Closed ngxson closed 6 months ago

ngxson commented 6 months ago

MemFS implementation uses std::vector which is quite memory-intensive:

https://github.com/emscripten-core/emscripten/blob/799a1cb35b3c6065ba8b2e519e589944c0057f6d/system/lib/wasmfs/backends/memory_backend.cpp#L16-L27

A better way to load model into llama.cpp is to pass the buffer directly from JS to llama.cpp.
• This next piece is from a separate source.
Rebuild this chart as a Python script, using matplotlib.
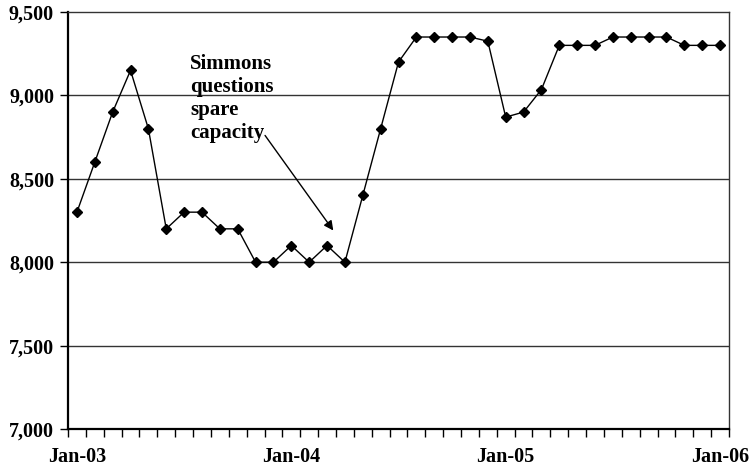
import matplotlib
matplotlib.use("Agg")
import matplotlib.pyplot as plt
from matplotlib.ticker import FuncFormatter, FixedLocator

months = list(range(37))
tick_labels = ["Jan-03", "Jan-04", "Jan-05", "Jan-06"]
tick_positions = [0, 12, 24, 36]
values = [8300, 8600, 8900, 9150, 8800, 8200, 8300, 8300, 8200, 8200,
          8000, 8000, 8100, 8000, 8100, 8000, 8400, 8800, 9200, 9350,
          9350, 9350, 9350, 9325, 8870, 8900, 9035, 9300, 9300, 9300,
          9350, 9350, 9350, 9350, 9300, 9300, 9300]
annotation_text = "Simmons\nquestions\nspare\ncapacity"

plt.rcParams['font.family'] = ['Liberation Serif', 'DejaVu Serif']
plt.rcParams['font.weight'] = 'bold'

fig = plt.figure(figsize=(7.51, 4.70), dpi=100)
ax = fig.add_axes([68/751, 41/470, (729-68)/751, (429-12)/470])

for y in [7500, 8000, 8500, 9000]:
    ax.axhline(y, color='#333333', lw=1.0, zorder=1)

ax.plot(months, values, color='black', lw=1.0, marker='D', markersize=5.5,
        markerfacecolor='black', markeredgecolor='black', zorder=3)

ax.set_xlim(-0.5, 36.5)
ax.set_ylim(7000, 9500)
ax.set_yticks([7000, 7500, 8000, 8500, 9000, 9500])
ax.yaxis.set_major_formatter(FuncFormatter(lambda v, p: f"{int(v):,}"))
ax.set_xticks(tick_positions)
ax.set_xticklabels(tick_labels)
ax.xaxis.set_minor_locator(FixedLocator([i - 0.5 for i in range(38)]))
ax.tick_params(axis='x', which='major', length=0, pad=13, labelsize=14.5)
ax.tick_params(axis='x', which='minor', length=6, width=1, direction='out',
               color='black', bottom=True, top=False)
ax.tick_params(axis='y', which='major', length=6, width=1, direction='out', pad=4, labelsize=14.5)
for lab in ax.get_xticklabels() + ax.get_yticklabels():
    lab.set_fontweight('bold')

for s in ['left', 'bottom']:
    ax.spines[s].set_linewidth(1.6)
for s in ['top', 'right']:
    ax.spines[s].set_linewidth(1.0)
    ax.spines[s].set_color('#333333')

ax.text(6.33, 9248, annotation_text, fontsize=15, fontweight='bold',
        ha='left', va='top', linespacing=1.2, zorder=4)
ax.annotate("", xy=(14.35, 8190), xytext=(10.53, 8760),
            arrowprops=dict(arrowstyle='-|>', color='black', lw=1.0,
                            mutation_scale=14, shrinkA=0, shrinkB=0), zorder=4)

fig.savefig("out.png", dpi=100)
This likely requires modifying code inside llama.cpp and ggml

ngxson commented 6 months ago

Another idea would be patching mmap function, so that it no longer copy the memory:

https://github.com/emscripten-core/emscripten/blob/2bc5e3156f07e603bc4f3580cf84c038ea99b2df/src/library_memfs.js#L325-L355

TODO: also have a look on wasmfs implementation (although it's unusable for now, because it does not support MAP_SHARED): https://github.com/emscripten-core/emscripten/blob/2bc5e3156f07e603bc4f3580cf84c038ea99b2df/system/lib/libc/emscripten_mmap.c#L105

ngxson commented 6 months ago

Seems like heapfs is the best that we can do.

Another idea (more native implementation) is to mmap directly to file-on-disk, but clearly this is not supported by browser (clearly, this is risk for security)